Non mancano i pericoli, inevitabilmente. La tendenza a svuotare il centro per costruire sulle catene laterali espone i giallorossi a maggiori rischi sulle transizioni brevi o medie, per esempio. Quando pressata, poi, la Roma si è lasciata andare spesso a giocate dirette che raramente hanno prodotto vantaggi, anche per la difficoltà di Ferguson o Dovbyk a far risalire il campo in ambienti simili. Questa tendenza finisce per allungare le distanze medie dei giallorossi che, di conseguenza, faticano ad essere competitivi sulle seconde palle o composti sulla transizione seguente.

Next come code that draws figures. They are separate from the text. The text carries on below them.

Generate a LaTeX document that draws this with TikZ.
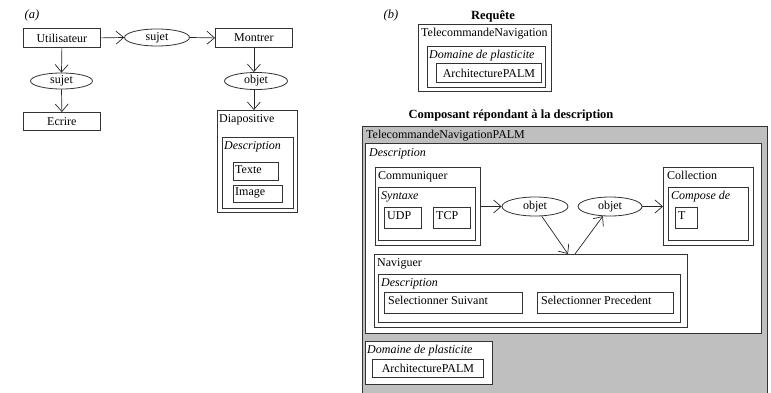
\documentclass[tikz,border=0pt]{standalone}
\usepackage{fontspec}
\setmainfont{Liberation Serif}
\usetikzlibrary{arrows.meta,shapes.geometric}
\begin{document}
\begin{tikzpicture}[x=1pt,y=-1pt,
  every node/.style={font=\fontsize{12}{14}\selectfont, inner sep=0pt},
  bx/.style={draw=black!80, line width=0.8pt, fill=white, rectangle, anchor=north west},
  ell/.style={draw=black!80, line width=0.8pt, fill=white, ellipse},
  lbl/.style={anchor=north west},
  ilbl/.style={anchor=north west, font=\fontsize{12}{14}\selectfont\itshape},
  ttl/.style={font=\fontsize{12.5}{14}\selectfont\bfseries},
  arr/.style={draw=black!85, line width=0.7pt, -{Straight Barb[length=7.5pt,width=13pt]}}
]
\useasboundingbox (0,0) rectangle (771,393);
% ---------- (a)
\node[font=\fontsize{12.5}{14}\selectfont\itshape] (la) at (32,15) {(a)};
\node[bx, minimum width=77pt, minimum height=19pt] (util) at (23,28) {};
\node (utilt) at (util.center) {Utilisateur};
\node[bx, minimum width=77pt, minimum height=19pt] (montrer) at (215,28) {};
\node (montrert) at (montrer.center) {Montrer};
\node[ell, minimum width=65pt, minimum height=17pt] (sujet1) at (157,37.5) {sujet};
\node[ell, minimum width=62pt, minimum height=16pt] (sujet2) at (61.5,81) {sujet};
\node[bx, minimum width=77pt, minimum height=18pt] (ecrire) at (23,112) {};
\node (ecriret) at (ecrire.center) {Ecrire};
\node[ell, minimum width=63pt, minimum height=17pt] (objeta) at (256,81) {objet};
\node[bx, minimum width=80pt, minimum height=102pt] (diapo) at (217,110) {};
\node[lbl] (diapot) at (219,114) {Diapositive};
\node[bx, minimum width=71pt, minimum height=71pt] (desca) at (222,137) {};
\node[ilbl] (descat) at (224,141) {Description};
\node[bx, minimum width=45pt, minimum height=18pt] (texte) at (233,162) {};
\node[lbl] (textet) at (235,165) {Texte};
\node[bx, minimum width=49pt, minimum height=17pt] (image) at (233,185) {};
\node[lbl] (imaget) at (235,187.5) {Image};
\draw[arr] (util.east) -- (sujet1.west);
\draw[arr] (sujet1.east) -- (montrer.west);
\draw[arr] (util.south) -- (sujet2.north);
\draw[arr] (sujet2.south) -- (ecrire.north);
\draw[arr] (montrer.south) -- (montrer.south |- objeta.north);
\draw[arr] (montrer.south |- objeta.south) -- (montrer.south |- diapo.north);
% ---------- (b)
\node[font=\fontsize{12.5}{14}\selectfont\itshape] (lb) at (391,15) {(b)};
\node[ttl] (req) at (493,16) {Requête};
\node[bx, minimum width=133pt, minimum height=67pt] (reqb) at (418,24) {};
\node[lbl] (reqbt) at (421,28) {TelecommandeNavigation};
\node[bx, minimum width=118pt, minimum height=41pt] (dom1) at (427,46) {};
\node[ilbl] (dom1t) at (429,50) {Domaine de plasticite};
\node[bx, minimum width=105pt, minimum height=19pt] (arch1) at (436,63) {};
\node (arch1t) at (arch1.center) {ArchitecturePALM};
\node[ttl] (comp) at (511,115) {Composant répondant à la description};
\node[bx, fill=black!25, minimum width=405pt, minimum height=268pt] (gray) at (362,126) {};
\node[lbl] (grayt) at (366,130) {TelecommandeNavigationPALM};
\node[bx, minimum width=396pt, minimum height=190pt] (descb) at (365,143) {};
\node[ilbl] (descbt) at (369,148) {Description};
\node[bx, minimum width=105pt, minimum height=78pt] (comm) at (375,167) {};
\node[lbl] (commt) at (378,171) {Communiquer};
\node[bx, minimum width=97pt, minimum height=53pt] (synt) at (378,187) {};
\node[ilbl] (syntt) at (381,191) {Syntaxe};
\node[bx, minimum width=37pt, minimum height=21pt] (udp) at (384,207) {};
\node[lbl] (udpt) at (387,211) {UDP};
\node[bx, minimum width=37pt, minimum height=21pt] (tcp) at (433,207) {};
\node[lbl] (tcpt) at (436,211) {TCP};
\node[ell, minimum width=66pt, minimum height=19pt] (obj1) at (535,206.5) {objet};
\node[ell, minimum width=64pt, minimum height=19pt] (obj2) at (610,206.5) {objet};
\node[bx, minimum width=90pt, minimum height=78pt] (coll) at (663,167) {};
\node[lbl] (collt) at (667,171) {Collection};
\node[bx, minimum width=80pt, minimum height=53pt] (compo) at (668,187) {};
\node[ilbl] (compot) at (671,191) {Compose de};
\node[bx, minimum width=22pt, minimum height=21pt] (tb) at (675,207) {};
\node[lbl] (tbt) at (678,211) {T};
\node[bx, minimum width=313pt, minimum height=73pt] (nav) at (374,254) {};
\node[lbl] (navt) at (377,258) {Naviguer};
\node[bx, minimum width=302pt, minimum height=48pt] (descn) at (378,274) {};
\node[ilbl] (descnt) at (381,278) {Description};
\node[bx, minimum width=138pt, minimum height=21pt] (sels) at (384,292) {};
\node[lbl] (selst) at (388,296) {Selectionner Suivant};
\node[bx, minimum width=136pt, minimum height=21pt] (selp) at (537,292) {};
\node[lbl] (selpt) at (541,296) {Selectionner Precedent};
\node[bx, minimum width=127pt, minimum height=43pt] (domb) at (365,341) {};
\node[ilbl] (dombt) at (367,345) {Domaine de plasticite};
\node[bx, minimum width=111pt, minimum height=18pt] (archb) at (372,359) {};
\node (archbt) at (archb.center) {ArchitecturePALM};
\coordinate (navin) at (568,254);
\coordinate (navout) at (575,254);
\draw[arr] (obj1.west -| comm.east) -- (obj1.west);
\draw[arr] (obj1) -- (navin);
\draw[arr] (navout) -- (obj2);
\draw[arr] (obj2.east) -- (obj2.east -| coll.west);
\end{tikzpicture}
\end{document}
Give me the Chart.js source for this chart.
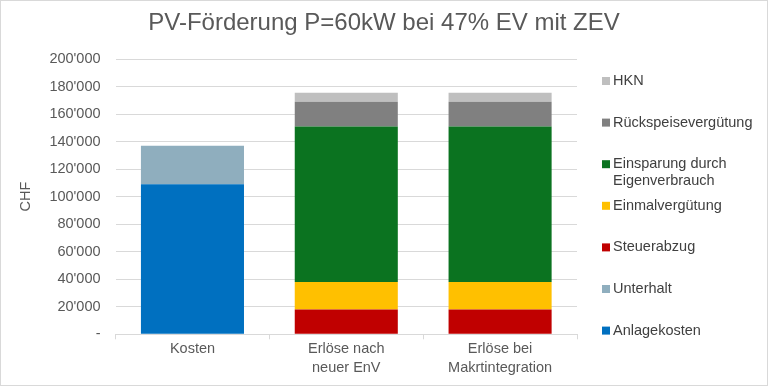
<!DOCTYPE html>
<html>
<head>
<meta charset="utf-8">
<script src="https://cdn.jsdelivr.net/npm/chart.js@4/dist/chart.umd.min.js"></script>
<style>
  html, body { margin: 0; padding: 0; background: #fff; }
  #wrap { width: 768px; height: 386px; box-sizing: border-box; border: 1px solid #d9d9d9; }
</style>
</head>
<body>
<div id="wrap"><canvas id="pvChart" width="766" height="384"></canvas></div>
<script>
// categories
const categories = ["Kosten", ["Erlöse nach", "neuer EnV"], ["Erlöse bei", "Makrtintegration"]];

// series values (CHF), stacked bottom to top
const anlagekosten = [109000, null, null];
const unterhalt = [28000, null, null];
const steuerabzug = [null, 18000, 18000];
const einmalverguetung = [null, 20000, 20000];
const eigenverbrauch = [null, 113000, 113000];
const rueckspeise = [null, 18000, 18000];
const hkn = [null, 6500, 6500];

// y ticks
const yMax = 200000;
const yStep = 20000;

const chartTitle = "PV-Förderung P=60kW bei 47% EV mit ZEV";
const textColor = "#595959";
const fontFamily = "'Liberation Sans', Arial, sans-serif";

const datasets = [
  { label: "Anlagekosten", data: anlagekosten, backgroundColor: "#0070C0" },
  { label: "Unterhalt", data: unterhalt, backgroundColor: "#8FAEBE" },
  { label: "Steuerabzug", data: steuerabzug, backgroundColor: "#C00000" },
  { label: "Einmalvergütung", data: einmalverguetung, backgroundColor: "#FFC000" },
  { label: ["Einsparung durch", "Eigenverbrauch"], data: eigenverbrauch, backgroundColor: "#0B7320" },
  { label: "Rückspeisevergütung", data: rueckspeise, backgroundColor: "#808080" },
  { label: "HKN", data: hkn, backgroundColor: "#BFBFBF" },
];

// title centred on the whole canvas + legend on the right (HKN on top)
const decor = {
  id: "decor",
  afterDraw(chart) {
    const ctx = chart.ctx;
    ctx.save();
    ctx.fillStyle = textColor;
    ctx.font = "24px " + fontFamily;
    ctx.textAlign = "center";
    ctx.textBaseline = "middle";
    ctx.fillText(chartTitle, chart.width / 2, 22);

    const items = chart.data.datasets.slice().reverse();
    const top = 80, step = 41.6;
    ctx.font = "14.5px " + fontFamily;
    ctx.textAlign = "left";
    items.forEach((ds, i) => {
      const y = top + i * step;
      ctx.fillStyle = ds.backgroundColor;
      ctx.fillRect(601, y - 4, 8, 8);
      ctx.fillStyle = "#404040";
      const lines = Array.isArray(ds.label) ? ds.label : [ds.label];
      lines.forEach((t, j) => ctx.fillText(t, 612, y + j * 16.5));
    });
    ctx.restore();
  }
};

new Chart(document.getElementById("pvChart").getContext("2d"), {
  type: "bar",
  data: { labels: categories, datasets: datasets },
  options: {
    responsive: false,
    animation: false,
    datasets: { bar: { categoryPercentage: 1, barPercentage: 0.67 } },
    layout: { padding: { left: 6, right: 190, top: 58, bottom: 8 } },
    plugins: {
      legend: { display: false },
      tooltip: { enabled: false },
      title: { display: false },
    },
    scales: {
      x: {
        stacked: true,
        grid: { drawOnChartArea: false, offset: true, tickLength: 5, color: "#d9d9d9" },
        border: { color: "#d9d9d9" },
        ticks: { color: textColor, font: { family: fontFamily, size: 14.5, lineHeight: 1.3 }, padding: 0, maxRotation: 0 },
      },
      y: {
        stacked: true,
        min: 0,
        max: yMax,
        grid: { color: "#d9d9d9", drawTicks: false },
        border: { display: false },
        title: {
          display: true,
          text: "CHF",
          color: textColor,
          font: { family: fontFamily, size: 14.5 },
          padding: { top: 10, bottom: 0 },
        },
        ticks: {
          stepSize: yStep,
          color: textColor,
          font: { family: fontFamily, size: 14.5 },
          padding: 15,
          callback: (v) => v === 0 ? "-" : String(v).replace(/\B(?=(\d{3})+(?!\d))/g, "'"),
        },
      },
    },
  },
  plugins: [decor],
});
</script>
</body>
</html>
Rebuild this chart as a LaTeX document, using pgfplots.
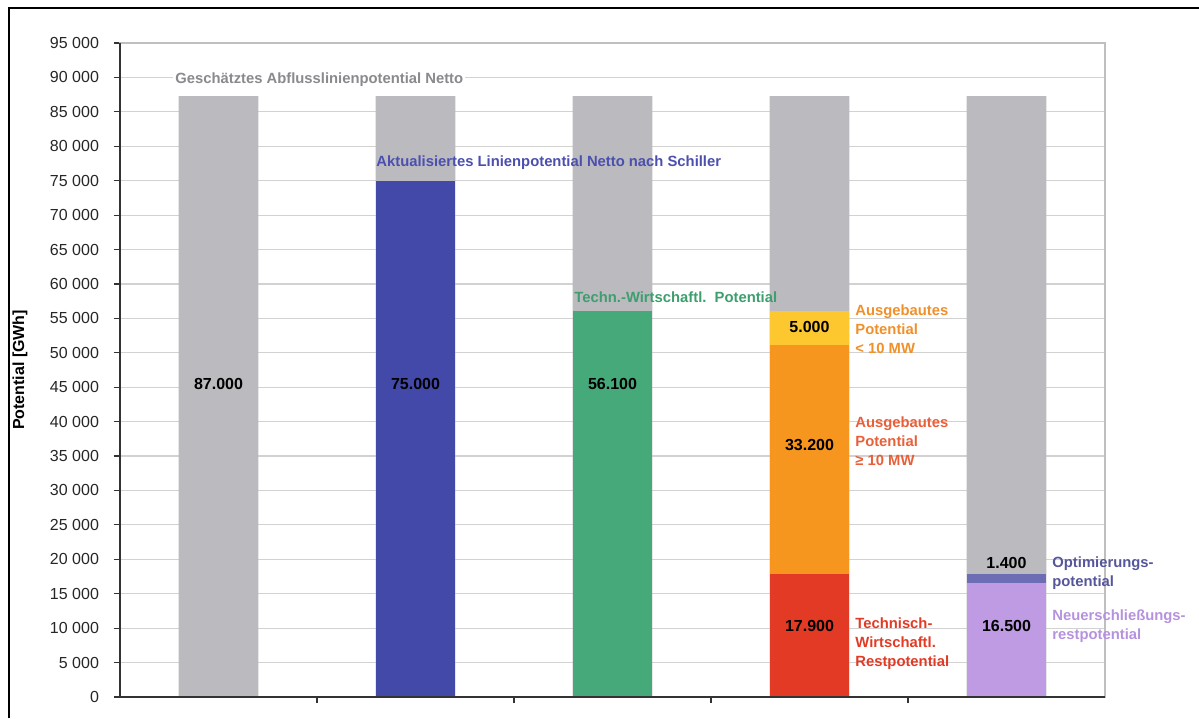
\documentclass[border=0pt]{standalone}
\usepackage{fontspec}
\setmainfont{Liberation Sans}
\usepackage{pgfplots}
\pgfplotsset{compat=1.18}
\definecolor{cgrey}{HTML}{BBBBBF}
\definecolor{cblue}{HTML}{4249A9}
\definecolor{cgreen}{HTML}{45A97A}
\definecolor{cyellow}{HTML}{FDC82F}
\definecolor{corange}{HTML}{F7961E}
\definecolor{cred}{HTML}{E23A24}
\definecolor{clav}{HTML}{BE9BE3}
\definecolor{cband}{HTML}{6D6DB5}
\definecolor{tgrey}{HTML}{8A8A8E}
\definecolor{tblue}{HTML}{4B4FAE}
\definecolor{tgreen}{HTML}{3E9E6E}
\definecolor{torange}{HTML}{F0902A}
\definecolor{tred2}{HTML}{E8603A}
\definecolor{tred}{HTML}{E23A24}
\definecolor{tslate}{HTML}{56569A}
\definecolor{tlav}{HTML}{B592DE}
\begin{document}
\begin{tikzpicture}
\path[use as bounding box] (-60pt,-10.5pt) rectangle (539.5pt,348.5pt);
\draw[black, line width=1pt] (-55.5pt,-10.5pt) -- (-55.5pt,344.5pt) -- (539.5pt,344.5pt);
\begin{axis}[
  at={(0,0)}, anchor=south west,
  scale only axis, width=492.5pt, height=327pt,
  xmin=-0.5, xmax=4.5, ymin=0, ymax=95000,
  enlargelimits=false,
  scaled y ticks=false,
  xtick={0.5,1.5,2.5,3.5}, xticklabels={},
  xtick pos=bottom, ytick pos=left,
  tick align=outside, major tick length=3pt,
  tick style={black!80, line width=0.6pt},
  ytick={0,5000,...,95000},
  yticklabels={0,5 000,10 000,15 000,20 000,25 000,30 000,35 000,40 000,45 000,50 000,55 000,60 000,65 000,70 000,75 000,80 000,85 000,90 000,95 000},
  yticklabel style={font=\fontsize{8}{9}\selectfont, text=black!85},
  yticklabel shift=4pt,
  ymajorgrids, grid style={gray!35, line width=0.6pt},
  axis line style={draw=gray!50, line width=0.6pt},
  ylabel={Potential [GWh]},
  every axis y label/.style={at={(rel axis cs:0,0.5)}, xshift=-50pt, rotate=90, anchor=center, font=\bfseries\fontsize{8}{9}\selectfont},
  every axis plot/.append style={ybar, bar width=0.406, bar shift=0pt, draw=none},
  clip=false,
]
\addplot[fill=cgrey] coordinates {(0,87300) (1,87300) (2,87300) (3,87300) (4,87300)};
\addplot[fill=cblue] coordinates {(1,75000)};
\addplot[fill=cgreen] coordinates {(2,56100)};
\addplot[fill=cyellow] coordinates {(3,56100)};
\addplot[fill=corange] coordinates {(3,51100)};
\addplot[fill=cred] coordinates {(3,17900)};
\addplot[fill=cband] coordinates {(4,17900)};
\addplot[fill=clav] coordinates {(4,16500)};
\draw[black!80, line width=0.7pt] (rel axis cs:0,1) -- (rel axis cs:0,0) -- (rel axis cs:1,0);
% value labels
\begin{scope}[every node/.style={font=\bfseries\fontsize{8}{9}\selectfont, text=black, inner sep=0pt}]
\node at (axis cs:0,45466) {87.000};
\node at (axis cs:1,45466) {75.000};
\node at (axis cs:2,45466) {56.100};
\node at (axis cs:3,53748) {5.000};
\node at (axis cs:3,36607) {33.200};
\node at (axis cs:3,10314) {17.900};
\node at (axis cs:4,19465) {1.400};
\node at (axis cs:4,10314) {16.500};
\end{scope}
% annotations
\begin{scope}[every node/.style={font=\bfseries\fontsize{7.4}{9.5}\selectfont, inner sep=0pt, anchor=west, align=left}]
\node[fill=white, inner sep=1pt, text=tgrey] at (axis cs:-0.231,89627) {Geschätztes Abflusslinienpotential Netto};
\node[text=tblue] at (axis cs:0.80,77570) {Aktualisiertes Linienpotential Netto nach Schiller};
\node[text=tgreen] at (axis cs:1.805,58105) {Techn.-Wirtschaftl.\ \ Potential};
\node[text=torange] at (axis cs:3.231,53457) {Ausgebautes\\Potential\\< 10 MW};
\node[text=tred2] at (axis cs:3.231,37188) {Ausgebautes\\Potential\\≥ 10 MW};
\node[text=tred] at (axis cs:3.231,7699) {Technisch-\\Wirtschaftl.\\Restpotential};
\node[text=tslate] at (axis cs:4.231,17940) {Optimierungs-\\potential};
\node[text=tlav] at (axis cs:4.231,10314) {Neuerschließungs-\\restpotential};
\end{scope}
\end{axis}
\end{tikzpicture}
\end{document}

Le maggiori criticità difensive della Roma sono emerse nella partita col Verona, che è sembrato capace di mandare in tilt il pressing avversario con costruzioni dirette ed altre in ampiezza, intensità sulle seconde palle, frequenti verticalizzazioni e capacità associative tra i vertici offensivi. L’elettricità di Orban e Giovane, che sapevano scaglionarsi e dialogare tra loro con lo sguardo sempre rivolto alla profondità, ha prodotto il dato più alto di xG concessi dalla Roma in stagione. Questa la sequenza di una delle principali occasioni del Verona costruite all’Olimpico che svela come può essere disinnescato il sistema difensivo romanista.

Costruzioni fluide con utilizzo del portiere, elevata mobilità degli interpreti, verticalizzazioni improvvise con combinazioni tra vertici offensivi, spesso realizzate su terzo uomo, erano proprio i tratti più peculiari dell’Inter di Inzaghi, non a caso uno degli avversari contro cui l’Atalanta di Gasperini ha sempre faticato di più.

Al rientro, il calendario della Serie A propone proprio il big match contro l'Inter, adesso di Chivu. Una partita che quindi sarà molto importante per capire quanto le sicurezze costruite fin qui dalla Roma di Gasperini siano davvero solide.